I am trying to infer results out of a normal resnet18
model present in torchvision.models
attribute. The model is simply trained without any mixed precision learning, purely on FP32.
However, I want to get faster results while inferencing, so I enabled torch.cuda.amp.autocast()
function only while running a test inference case.
The code for the same is given below -
model = torchvision.models.resnet18()
model = model.to(device) # Pushing to GPU
# Train the model normally
Without amp
-
tensor = torch.rand(1,3,32,32).to(device) # Random tensor for testing
with torch.no_grad():
model.eval()
start = torch.cuda.Event(enable_timing=True)
end = torch.cuda.Event(enable_timing=True)
model(tensor) # warmup
model(tensor) # warmpup
start.record()
for i in range(20): # total time over 20 iterations
model(tensor)
end.record()
torch.cuda.synchronize()
print('execution time in milliseconds: {}'. format(start.elapsed_time(end)/20))
execution time in milliseconds: 5.264944076538086
With amp
-
tensor = torch.rand(1,3,32,32).to(device)
with torch.no_grad():
model.eval()
start = torch.cuda.Event(enable_timing=True)
end = torch.cuda.Event(enable_timing=True)
model(tensor)
model(tensor)
start.record()
with torch.cuda.amp.autocast(): # autocast initialized
for i in range(20):
model(tensor)
end.record()
torch.cuda.synchronize()
print('execution time in milliseconds: {}'. format(start.elapsed_time(end)/20))
execution time in milliseconds: 10.619884490966797
Clearly, the autocast()
enabled code is taking double the time. Even, with larger models like resnet50
, the timing variation is approximately the same.

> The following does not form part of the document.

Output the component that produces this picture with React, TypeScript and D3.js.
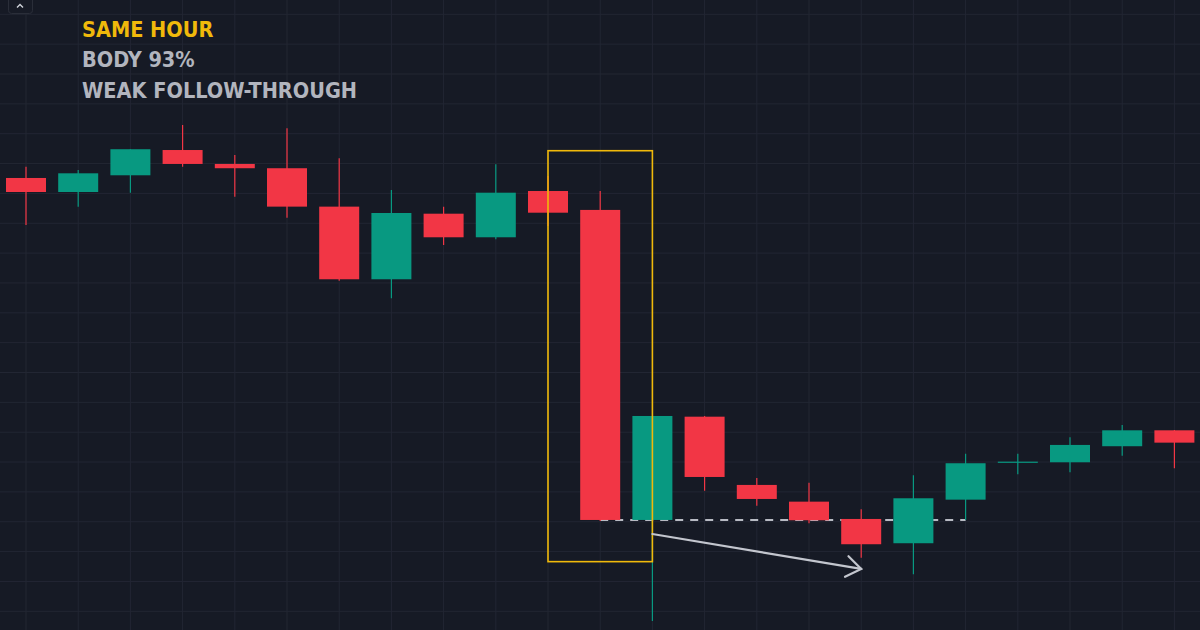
import * as d3 from 'd3';

const WIDTH = 1200;
const HEIGHT = 630;

// candle OHLC values (arbitrary price units)
const opens = [505.5, 491.4, 508.2, 533.6, 519.6, 515.3, 476.7, 403.7, 469.6, 445.9, 492.4, 473.4, 161.8, 265.6, 197.0, 180.2, 162.8, 138.4, 182.2, 219.4, 219.8, 235.9, 251.9];
const highs = [516.9, 513.5, 534.4, 558.8, 528.6, 555.5, 525.3, 493.5, 476.7, 519.3, 507.5, 492.4, 266.3, 266.3, 204.0, 199.3, 172.6, 206.7, 228.4, 228.4, 244.9, 257.3, 252.2];
const lows = [458.3, 476.7, 490.7, 516.9, 486.7, 465.6, 402.3, 384.6, 438.2, 443.9, 457.3, 160.8, 60.3, 191.2, 176.2, 158.5, 123.9, 107.2, 161.8, 207.7, 209.7, 226.4, 213.8];
const closes = [491.4, 510.2, 534.4, 519.6, 515.3, 476.7, 403.7, 470.3, 445.9, 490.7, 470.6, 161.8, 266.3, 205.0, 182.9, 161.5, 137.4, 183.6, 218.8, 220.4, 237.2, 251.9, 239.5];

const gridTicks = d3.range(670, 29, -30);

// annotations
const boxFrom = 10;
const boxTo = 12;
const boxTop = 532.9;
const boxBottom = 119.9;
const levelFrom = 11;
const levelTo = 18;
const levelPrice = 161.8;
const arrowFrom = { i: 12, p: 147.7 };
const arrowTo = { i: 16, p: 112.6 };

const titleLines = ['SAME HOUR', 'BODY 93%', 'WEAK FOLLOW-THROUGH'];

const BG = '#161a25';
const GRID = '#222633';
const UP = '#089981';
const DOWN = '#f23645';
const YELLOW = '#f0b90b';
const LABEL = '#b2b5be';

const x = d3.scaleLinear().domain([0, opens.length - 1]).range([26, 1174.4]);
// grid line 670 sits at y=14.3, 30 units per 29.85px
const y = d3.scaleLinear().domain([670, 40]).range([14.3, 14.3 + 21 * 29.85]);

const BODY_W = 40;

export default function App() {
  const candles = opens.map((o, i) => ({ o, h: highs[i], l: lows[i], c: closes[i] }));

  const arrowStart: [number, number] = [x(arrowFrom.i), y(arrowFrom.p)];
  const arrowEnd: [number, number] = [x(arrowTo.i), y(arrowTo.p)];
  const ang = Math.atan2(arrowEnd[1] - arrowStart[1], arrowEnd[0] - arrowStart[0]);
  const head = 18;
  const spread = 0.62;
  const headA: [number, number] = [arrowEnd[0] - head * Math.cos(ang - spread), arrowEnd[1] - head * Math.sin(ang - spread)];
  const headB: [number, number] = [arrowEnd[0] - head * Math.cos(ang + spread), arrowEnd[1] - head * Math.sin(ang + spread)];

  return (
    <svg
      width={WIDTH}
      height={HEIGHT}
      style={{ position: 'fixed', left: 0, top: 0, display: 'block' }}
    >
      <rect width={WIDTH} height={HEIGHT} fill={BG} />

      {/* grid */}
      {gridTicks.map((t) => (
        <line key={'h' + t} x1={0} x2={WIDTH} y1={y(t)} y2={y(t)} stroke={GRID} strokeWidth={1} />
      ))}
      {candles.map((_, i) => (
        <line key={'v' + i} x1={x(i)} x2={x(i)} y1={0} y2={HEIGHT} stroke={GRID} strokeWidth={1} />
      ))}

      {/* level line, behind the candles */}
      <line
        x1={x(levelFrom)}
        x2={x(levelTo)}
        y1={y(levelPrice)}
        y2={y(levelPrice)}
        stroke="#b8bbc4"
        strokeWidth={2}
        strokeDasharray="8 7"
      />

      {candles.map((d, i) => {
        const col = d.c >= d.o ? UP : DOWN;
        const top = y(Math.max(d.o, d.c));
        const bot = y(Math.min(d.o, d.c));
        return (
          <g key={i}>
            <line x1={x(i)} x2={x(i)} y1={y(d.h)} y2={y(d.l)} stroke={col} strokeWidth={1.2} />
            <rect x={x(i) - BODY_W / 2} y={top} width={BODY_W} height={Math.max(1.2, bot - top)} fill={col} />
          </g>
        );
      })}

      {/* highlight box */}
      <rect
        x={x(boxFrom)}
        y={y(boxTop)}
        width={x(boxTo) - x(boxFrom)}
        height={y(boxBottom) - y(boxTop)}
        fill="none"
        stroke={YELLOW}
        strokeWidth={1.6}
      />

      {/* arrow */}
      <g stroke="#c3c6ce" strokeWidth={2.2} strokeLinecap="round" fill="none">
        <line x1={arrowStart[0]} y1={arrowStart[1]} x2={arrowEnd[0]} y2={arrowEnd[1]} />
        <polyline points={[headA, arrowEnd, headB].map((p) => p.join(',')).join(' ')} />
      </g>

      {/* collapse button */}
      <rect x={8.5} y={-4} width={24} height={17.5} rx={3} fill="#171b26" stroke="#2a2e39" strokeWidth={1} />
      <polyline points="17,7.5 20,4.5 23,7.5" fill="none" stroke="#d1d4dc" strokeWidth={1.4} />

      {/* labels */}
      {titleLines.map((t, i) => (
        <text
          key={t}
          x={82}
          y={[37, 67, 98][i]}
          fill={i === 0 ? YELLOW : LABEL}
          fontFamily="'DejaVu Sans Condensed', 'DejaVu Sans', sans-serif"
          fontStretch="condensed"
          fontWeight={700}
          fontSize={21.5}
        >
          {t}
        </text>
      ))}
    </svg>
  );
}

Can someone help me out regarding this ? I am running this example on Google Colab and below are the specifications of the GPU
+-----------------------------------------------------------------------------+
| NVIDIA-SMI 465.27 Driver Version: 460.32.03 CUDA Version: 11.2 |
|-------------------------------+----------------------+----------------------+
| GPU Name Persistence-M| Bus-Id Disp.A | Volatile Uncorr. ECC |
| Fan Temp Perf Pwr:Usage/Cap| Memory-Usage | GPU-Util Compute M. |
| | | MIG M. |
|===============================+======================+======================|
| 0 Tesla P100-PCIE... Off | 00000000:00:04.0 Off | 0 |
| N/A 43C P0 28W / 250W | 0MiB / 16280MiB | 0% Default |
| | | N/A |
+-------------------------------+----------------------+----------------------+
+-----------------------------------------------------------------------------+
| Processes: |
| GPU GI CI PID Type Process name GPU Memory |
| ID ID Usage |
|=============================================================================|
| No running processes found |
+-----------------------------------------------------------------------------+
torch.version.cuda == 10.1
torch.__version__ == 1.8.1+cu101
It's most likely because of the GPU you're using - P100, which has 3584 CUDA cores but 0 tensor cores -- the latter of which typically play the main role in mixed precision speedup. You may want to take a quick look at the "Hardware Comparison" section on this article.
If you're stuck to using Colab, the only way I can foresee a possible speedup is if you get assigned a T4, which has tensor cores.
Furthermore, it seems like you're using only a single image / a batch size of 1. If you get a T4, try re-running your benchmarks also using a larger batch size, like maybe 32-64-128-256 etc. You should be able to notice much more visible improvements when you parallelize over batches.